SOROS
Chapter Three - Wall Street Shark
Section 3 of 15
CHAPTER THREE
Wall Street Shark
GEORGE SOROS MOVED to New York in 1956. He didn’t show up with a big name or a flashy resume. He came in through the side door. It was a job offer from F.M. Mayer, a small investment firm that needed someone who understood European markets. Soros took it. It wasn’t glamorous, but it was a foothold.
He didn’t try to reinvent Wall Street right away. He studied it. He watched how people moved money, how they chased trends, and how they ignored uncertainty. Most investors were looking for signals. Soros was looking for cracks.
He still carried Popper’s philosophy with him. The market, he believed, wasn’t rational. It was a system built on human emotions, incomplete information, and flawed assumptions. That meant it wasn’t just unpredictable, it was exploitably unpredictable.
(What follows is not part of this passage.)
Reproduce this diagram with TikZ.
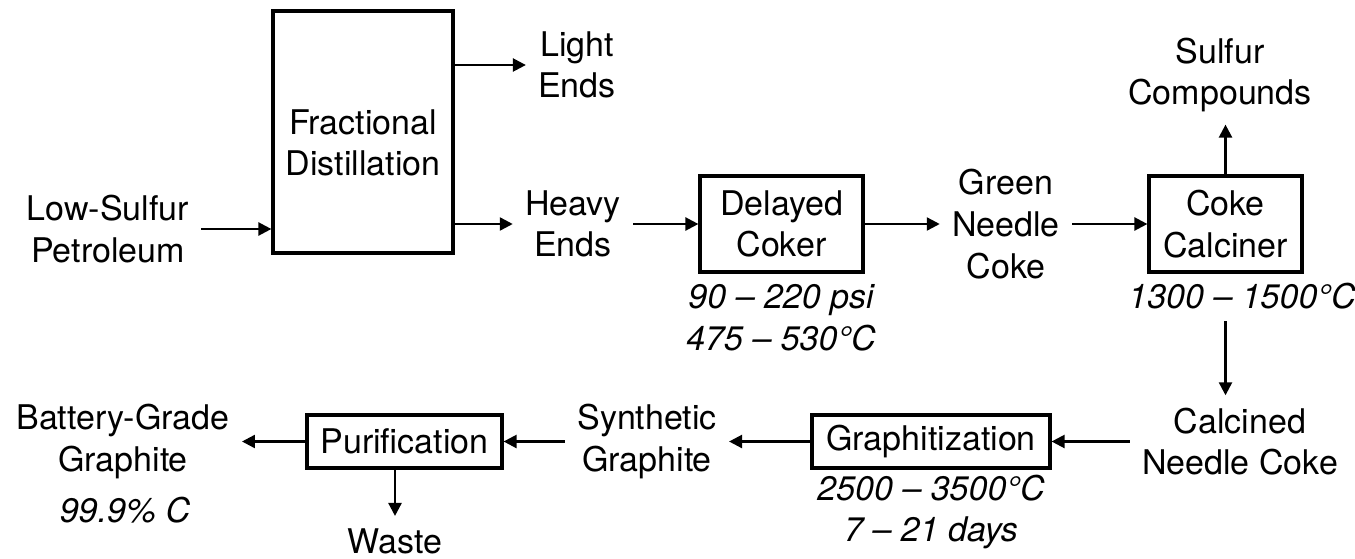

Over the next decade, Soros worked his way up. He bounced between firms. He wrote essays on philosophy and finance. He began developing the ideas that would become his theory of “reflexivity,” the idea that market perceptions can shape market realities, not just reflect them. In other words, if enough people believe something about the market, it can become true, at least for a while.
By 1969, he was done working for other people.
He launched his first fund, Double Eagle, the predecessor to what would become the Quantum Fund.
It wasn’t huge by Wall Street standards, but it gave him the freedom to test his approach. He didn’t play it safe. He didn’t follow the herd. He placed bold bets on currencies, political events, and the kinds of things most investors avoided because they felt too volatile or too complicated.
And it worked.
Over the next two decades, the Quantum Fund posted returns that almost no one could match. Soros made money in chaos. He profited when others panicked. He watched trends collapse and used the wreckage as a stepping stone.
This wasn’t luck. It was strategy, built on the belief that the world doesn’t move in straight lines, and that those who act early, fast, and without hesitation can bend the line before others even see it shift.
By the early 1990s, Soros wasn’t just rich.
He was a legend.
And he was about to prove it on the biggest stage of his life.